--- Start ---

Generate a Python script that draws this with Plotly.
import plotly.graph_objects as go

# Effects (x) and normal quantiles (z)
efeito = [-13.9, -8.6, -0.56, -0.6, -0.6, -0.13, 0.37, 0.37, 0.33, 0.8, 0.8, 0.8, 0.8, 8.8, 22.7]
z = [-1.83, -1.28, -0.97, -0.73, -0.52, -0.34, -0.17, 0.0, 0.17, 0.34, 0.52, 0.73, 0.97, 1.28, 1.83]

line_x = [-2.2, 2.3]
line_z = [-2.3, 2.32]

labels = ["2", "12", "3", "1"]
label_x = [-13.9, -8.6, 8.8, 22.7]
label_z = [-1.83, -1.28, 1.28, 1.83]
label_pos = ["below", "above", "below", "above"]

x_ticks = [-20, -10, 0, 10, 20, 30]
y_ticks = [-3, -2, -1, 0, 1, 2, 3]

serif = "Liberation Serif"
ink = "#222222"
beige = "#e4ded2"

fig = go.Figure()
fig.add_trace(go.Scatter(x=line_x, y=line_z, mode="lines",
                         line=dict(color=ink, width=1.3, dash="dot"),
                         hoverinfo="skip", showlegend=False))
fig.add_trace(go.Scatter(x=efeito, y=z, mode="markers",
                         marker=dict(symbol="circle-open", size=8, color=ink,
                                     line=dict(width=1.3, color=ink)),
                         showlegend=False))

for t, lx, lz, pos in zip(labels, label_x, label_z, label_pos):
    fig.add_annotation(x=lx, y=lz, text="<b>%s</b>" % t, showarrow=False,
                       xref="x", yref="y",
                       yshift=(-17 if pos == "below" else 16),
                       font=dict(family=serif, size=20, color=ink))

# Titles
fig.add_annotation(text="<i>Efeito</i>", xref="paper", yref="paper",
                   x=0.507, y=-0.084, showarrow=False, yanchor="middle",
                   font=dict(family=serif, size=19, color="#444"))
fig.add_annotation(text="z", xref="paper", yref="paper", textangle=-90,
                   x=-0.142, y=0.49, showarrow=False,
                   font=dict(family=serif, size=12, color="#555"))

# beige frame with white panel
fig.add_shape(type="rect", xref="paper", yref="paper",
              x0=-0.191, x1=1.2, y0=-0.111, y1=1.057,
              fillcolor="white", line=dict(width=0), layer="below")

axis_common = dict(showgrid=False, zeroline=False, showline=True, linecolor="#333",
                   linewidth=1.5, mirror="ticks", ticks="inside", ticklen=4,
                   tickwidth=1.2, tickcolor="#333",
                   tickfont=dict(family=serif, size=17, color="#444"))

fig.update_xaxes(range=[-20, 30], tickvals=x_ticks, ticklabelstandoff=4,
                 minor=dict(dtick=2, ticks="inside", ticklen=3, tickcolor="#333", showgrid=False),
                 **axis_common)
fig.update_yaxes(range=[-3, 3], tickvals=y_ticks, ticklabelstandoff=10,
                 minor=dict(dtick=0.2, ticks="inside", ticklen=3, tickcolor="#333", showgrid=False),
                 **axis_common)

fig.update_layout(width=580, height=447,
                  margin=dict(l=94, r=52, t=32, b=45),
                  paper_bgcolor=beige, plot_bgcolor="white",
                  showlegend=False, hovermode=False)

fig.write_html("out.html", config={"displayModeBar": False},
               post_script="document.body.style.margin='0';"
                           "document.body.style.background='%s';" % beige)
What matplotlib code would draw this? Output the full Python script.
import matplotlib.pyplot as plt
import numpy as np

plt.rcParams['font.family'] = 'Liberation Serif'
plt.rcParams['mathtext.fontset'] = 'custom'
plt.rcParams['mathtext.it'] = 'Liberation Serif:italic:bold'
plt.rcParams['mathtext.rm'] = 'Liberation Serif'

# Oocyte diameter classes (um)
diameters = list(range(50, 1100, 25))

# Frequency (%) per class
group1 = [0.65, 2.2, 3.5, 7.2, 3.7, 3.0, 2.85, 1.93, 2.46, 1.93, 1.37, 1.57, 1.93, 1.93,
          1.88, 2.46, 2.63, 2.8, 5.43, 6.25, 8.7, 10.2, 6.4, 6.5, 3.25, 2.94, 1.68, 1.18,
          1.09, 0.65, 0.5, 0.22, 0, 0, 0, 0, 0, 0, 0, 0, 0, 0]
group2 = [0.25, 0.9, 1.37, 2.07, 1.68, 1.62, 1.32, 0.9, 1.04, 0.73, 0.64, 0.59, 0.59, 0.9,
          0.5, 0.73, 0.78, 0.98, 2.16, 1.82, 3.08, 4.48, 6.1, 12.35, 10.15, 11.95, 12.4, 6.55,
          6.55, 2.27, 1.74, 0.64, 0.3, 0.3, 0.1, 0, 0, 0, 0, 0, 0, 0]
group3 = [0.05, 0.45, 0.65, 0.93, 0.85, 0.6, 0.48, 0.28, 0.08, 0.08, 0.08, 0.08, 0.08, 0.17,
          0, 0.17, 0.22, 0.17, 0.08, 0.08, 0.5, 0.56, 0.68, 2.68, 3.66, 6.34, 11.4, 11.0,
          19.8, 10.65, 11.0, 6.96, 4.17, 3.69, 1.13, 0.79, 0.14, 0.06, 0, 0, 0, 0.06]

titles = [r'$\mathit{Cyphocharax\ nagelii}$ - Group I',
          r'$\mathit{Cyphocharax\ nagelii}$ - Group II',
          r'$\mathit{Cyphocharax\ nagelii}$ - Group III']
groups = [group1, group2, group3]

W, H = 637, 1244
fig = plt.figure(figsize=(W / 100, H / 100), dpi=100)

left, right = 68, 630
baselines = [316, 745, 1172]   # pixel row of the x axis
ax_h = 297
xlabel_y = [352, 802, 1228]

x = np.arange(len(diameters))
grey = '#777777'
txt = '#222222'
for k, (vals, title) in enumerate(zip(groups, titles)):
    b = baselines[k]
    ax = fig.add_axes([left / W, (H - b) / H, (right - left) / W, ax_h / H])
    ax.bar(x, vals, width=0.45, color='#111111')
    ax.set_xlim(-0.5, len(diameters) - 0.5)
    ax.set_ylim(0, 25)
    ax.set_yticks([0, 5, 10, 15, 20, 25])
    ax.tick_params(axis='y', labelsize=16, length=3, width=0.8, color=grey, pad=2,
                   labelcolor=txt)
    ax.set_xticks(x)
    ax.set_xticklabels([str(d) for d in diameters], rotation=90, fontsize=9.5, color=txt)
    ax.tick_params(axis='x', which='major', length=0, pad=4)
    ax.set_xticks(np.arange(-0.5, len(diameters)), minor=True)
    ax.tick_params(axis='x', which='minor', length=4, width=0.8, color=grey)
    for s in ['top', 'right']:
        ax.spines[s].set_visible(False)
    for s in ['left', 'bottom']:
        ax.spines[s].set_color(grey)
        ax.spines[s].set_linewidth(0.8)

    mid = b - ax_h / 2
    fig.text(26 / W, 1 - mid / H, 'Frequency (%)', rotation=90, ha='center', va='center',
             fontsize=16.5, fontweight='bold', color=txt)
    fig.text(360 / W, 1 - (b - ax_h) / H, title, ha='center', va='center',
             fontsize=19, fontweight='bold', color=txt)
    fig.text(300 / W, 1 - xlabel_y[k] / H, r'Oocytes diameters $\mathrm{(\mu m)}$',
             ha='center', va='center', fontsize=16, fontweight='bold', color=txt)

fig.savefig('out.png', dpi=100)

--- End ---

## [INSTRUCTIONS FOR THE TASK]
Copy every record above exactly as it appears.

## [TASK RESULT]
Generate a Python script that draws this with Plotly.
import plotly.graph_objects as go

# Effects (x) and normal quantiles (z)
efeito = [-13.9, -8.6, -0.56, -0.6, -0.6, -0.13, 0.37, 0.37, 0.33, 0.8, 0.8, 0.8, 0.8, 8.8, 22.7]
z = [-1.83, -1.28, -0.97, -0.73, -0.52, -0.34, -0.17, 0.0, 0.17, 0.34, 0.52, 0.73, 0.97, 1.28, 1.83]

line_x = [-2.2, 2.3]
line_z = [-2.3, 2.32]

labels = ["2", "12", "3", "1"]
label_x = [-13.9, -8.6, 8.8, 22.7]
label_z = [-1.83, -1.28, 1.28, 1.83]
label_pos = ["below", "above", "below", "above"]

x_ticks = [-20, -10, 0, 10, 20, 30]
y_ticks = [-3, -2, -1, 0, 1, 2, 3]

serif = "Liberation Serif"
ink = "#222222"
beige = "#e4ded2"

fig = go.Figure()
fig.add_trace(go.Scatter(x=line_x, y=line_z, mode="lines",
                         line=dict(color=ink, width=1.3, dash="dot"),
                         hoverinfo="skip", showlegend=False))
fig.add_trace(go.Scatter(x=efeito, y=z, mode="markers",
                         marker=dict(symbol="circle-open", size=8, color=ink,
                                     line=dict(width=1.3, color=ink)),
                         showlegend=False))

for t, lx, lz, pos in zip(labels, label_x, label_z, label_pos):
    fig.add_annotation(x=lx, y=lz, text="<b>%s</b>" % t, showarrow=False,
                       xref="x", yref="y",
                       yshift=(-17 if pos == "below" else 16),
                       font=dict(family=serif, size=20, color=ink))

# Titles
fig.add_annotation(text="<i>Efeito</i>", xref="paper", yref="paper",
                   x=0.507, y=-0.084, showarrow=False, yanchor="middle",
                   font=dict(family=serif, size=19, color="#444"))
fig.add_annotation(text="z", xref="paper", yref="paper", textangle=-90,
                   x=-0.142, y=0.49, showarrow=False,
                   font=dict(family=serif, size=12, color="#555"))

# beige frame with white panel
fig.add_shape(type="rect", xref="paper", yref="paper",
              x0=-0.191, x1=1.2, y0=-0.111, y1=1.057,
              fillcolor="white", line=dict(width=0), layer="below")

axis_common = dict(showgrid=False, zeroline=False, showline=True, linecolor="#333",
                   linewidth=1.5, mirror="ticks", ticks="inside", ticklen=4,
                   tickwidth=1.2, tickcolor="#333",
                   tickfont=dict(family=serif, size=17, color="#444"))

fig.update_xaxes(range=[-20, 30], tickvals=x_ticks, ticklabelstandoff=4,
                 minor=dict(dtick=2, ticks="inside", ticklen=3, tickcolor="#333", showgrid=False),
                 **axis_common)
fig.update_yaxes(range=[-3, 3], tickvals=y_ticks, ticklabelstandoff=10,
                 minor=dict(dtick=0.2, ticks="inside", ticklen=3, tickcolor="#333", showgrid=False),
                 **axis_common)

fig.update_layout(width=580, height=447,
                  margin=dict(l=94, r=52, t=32, b=45),
                  paper_bgcolor=beige, plot_bgcolor="white",
                  showlegend=False, hovermode=False)

fig.write_html("out.html", config={"displayModeBar": False},
               post_script="document.body.style.margin='0';"
                           "document.body.style.background='%s';" % beige)
What matplotlib code would draw this? Output the full Python script.
import matplotlib.pyplot as plt
import numpy as np

plt.rcParams['font.family'] = 'Liberation Serif'
plt.rcParams['mathtext.fontset'] = 'custom'
plt.rcParams['mathtext.it'] = 'Liberation Serif:italic:bold'
plt.rcParams['mathtext.rm'] = 'Liberation Serif'

# Oocyte diameter classes (um)
diameters = list(range(50, 1100, 25))

# Frequency (%) per class
group1 = [0.65, 2.2, 3.5, 7.2, 3.7, 3.0, 2.85, 1.93, 2.46, 1.93, 1.37, 1.57, 1.93, 1.93,
          1.88, 2.46, 2.63, 2.8, 5.43, 6.25, 8.7, 10.2, 6.4, 6.5, 3.25, 2.94, 1.68, 1.18,
          1.09, 0.65, 0.5, 0.22, 0, 0, 0, 0, 0, 0, 0, 0, 0, 0]
group2 = [0.25, 0.9, 1.37, 2.07, 1.68, 1.62, 1.32, 0.9, 1.04, 0.73, 0.64, 0.59, 0.59, 0.9,
          0.5, 0.73, 0.78, 0.98, 2.16, 1.82, 3.08, 4.48, 6.1, 12.35, 10.15, 11.95, 12.4, 6.55,
          6.55, 2.27, 1.74, 0.64, 0.3, 0.3, 0.1, 0, 0, 0, 0, 0, 0, 0]
group3 = [0.05, 0.45, 0.65, 0.93, 0.85, 0.6, 0.48, 0.28, 0.08, 0.08, 0.08, 0.08, 0.08, 0.17,
          0, 0.17, 0.22, 0.17, 0.08, 0.08, 0.5, 0.56, 0.68, 2.68, 3.66, 6.34, 11.4, 11.0,
          19.8, 10.65, 11.0, 6.96, 4.17, 3.69, 1.13, 0.79, 0.14, 0.06, 0, 0, 0, 0.06]

titles = [r'$\mathit{Cyphocharax\ nagelii}$ - Group I',
          r'$\mathit{Cyphocharax\ nagelii}$ - Group II',
          r'$\mathit{Cyphocharax\ nagelii}$ - Group III']
groups = [group1, group2, group3]

W, H = 637, 1244
fig = plt.figure(figsize=(W / 100, H / 100), dpi=100)

left, right = 68, 630
baselines = [316, 745, 1172]   # pixel row of the x axis
ax_h = 297
xlabel_y = [352, 802, 1228]

x = np.arange(len(diameters))
grey = '#777777'
txt = '#222222'
for k, (vals, title) in enumerate(zip(groups, titles)):
    b = baselines[k]
    ax = fig.add_axes([left / W, (H - b) / H, (right - left) / W, ax_h / H])
    ax.bar(x, vals, width=0.45, color='#111111')
    ax.set_xlim(-0.5, len(diameters) - 0.5)
    ax.set_ylim(0, 25)
    ax.set_yticks([0, 5, 10, 15, 20, 25])
    ax.tick_params(axis='y', labelsize=16, length=3, width=0.8, color=grey, pad=2,
                   labelcolor=txt)
    ax.set_xticks(x)
    ax.set_xticklabels([str(d) for d in diameters], rotation=90, fontsize=9.5, color=txt)
    ax.tick_params(axis='x', which='major', length=0, pad=4)
    ax.set_xticks(np.arange(-0.5, len(diameters)), minor=True)
    ax.tick_params(axis='x', which='minor', length=4, width=0.8, color=grey)
    for s in ['top', 'right']:
        ax.spines[s].set_visible(False)
    for s in ['left', 'bottom']:
        ax.spines[s].set_color(grey)
        ax.spines[s].set_linewidth(0.8)

    mid = b - ax_h / 2
    fig.text(26 / W, 1 - mid / H, 'Frequency (%)', rotation=90, ha='center', va='center',
             fontsize=16.5, fontweight='bold', color=txt)
    fig.text(360 / W, 1 - (b - ax_h) / H, title, ha='center', va='center',
             fontsize=19, fontweight='bold', color=txt)
    fig.text(300 / W, 1 - xlabel_y[k] / H, r'Oocytes diameters $\mathrm{(\mu m)}$',
             ha='center', va='center', fontsize=16, fontweight='bold', color=txt)

fig.savefig('out.png', dpi=100)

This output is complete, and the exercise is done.